The nextflow script allows you to perform QC and Assembly operations.
The script uses FastQC and Trimmomatic to perform QC and SPAdes to perform assembly operations.
The script assumes the following tools and their dependencies have been installed:
- SPAdes version 3.15.5
- Nextflow version 23.10.1
- fastqc v0.12.1
- trimmomatic version 0.39
- entrez-direct
- sra-tools
- biopython
You can get these using the following commands:
conda install -c bioconda -c conda-forge entrez-direct sra-tools fastqc trimmomatic pigz -y
conda install python=2.7 -y
conda install -c conda-forge biopython -y
From SPAdes documentation: https://github.com/ablab/spades/
wget http://cab.spbu.ru/files/release3.15.5/SPAdes-3.15.5.tar.gz
tar -xzf SPAdes-3.15.5.tar.gz
cd SPAdes-3.15.5
./spades_compile.sh
From Nextflow documentation: https://www.nextflow.io/docs/latest/getstarted.html
sdk install java 17.0.6-tem
(or) sdk install java 17.0.6-amzn
wget -qO- https://get.nextflow.io | bash
chmod +x nextflow
nextflow run <test_script>
nextflow run $NEXTFLOW_SCRIPT --reads $FASTQ_READS_DIR
git clone https://github.com/surakshavinod/QC-and-Assembly-using-Nextflow.git
nextflow run main.nf --reads $READS_DIR
- The flag values for trimming have been hard coded into the script.

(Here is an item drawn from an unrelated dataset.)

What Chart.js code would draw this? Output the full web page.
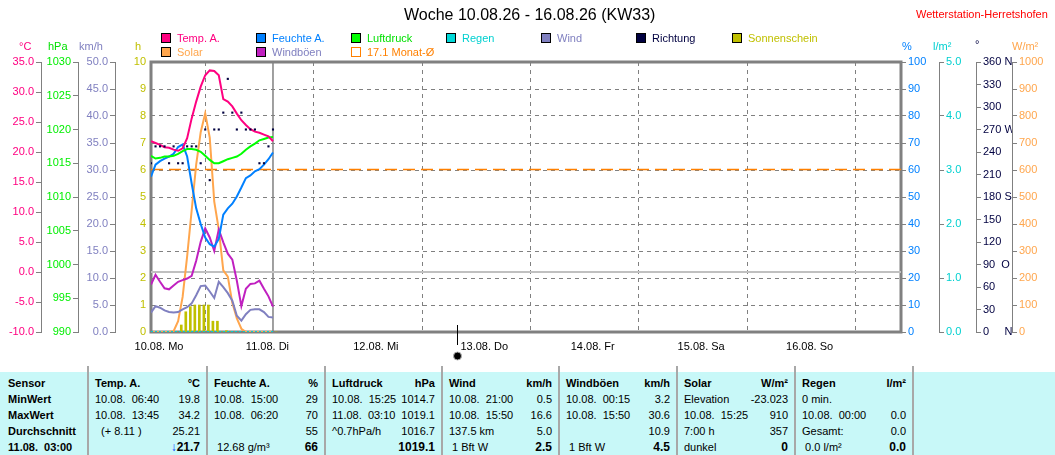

Please feel free to change the values as necessary.
NOTE: You can also use your own fastq files for analysis.
- Get the fastq files using the following code:
fasterq-dump \
$SRR_ID
--threads $NO_OF_THREADS \
--outdir $OUT_DIR \
--split-files \
--skip-technical
- Zip your fastq files
pigz -9f $fastq_files
The output will be in a folder called "results" in your working directory.
- raw_qa/ folder contains the HTML report generated by FastQC
- trim/ folder contains the trimmed reads
- asm/ folder contains the SPAdes output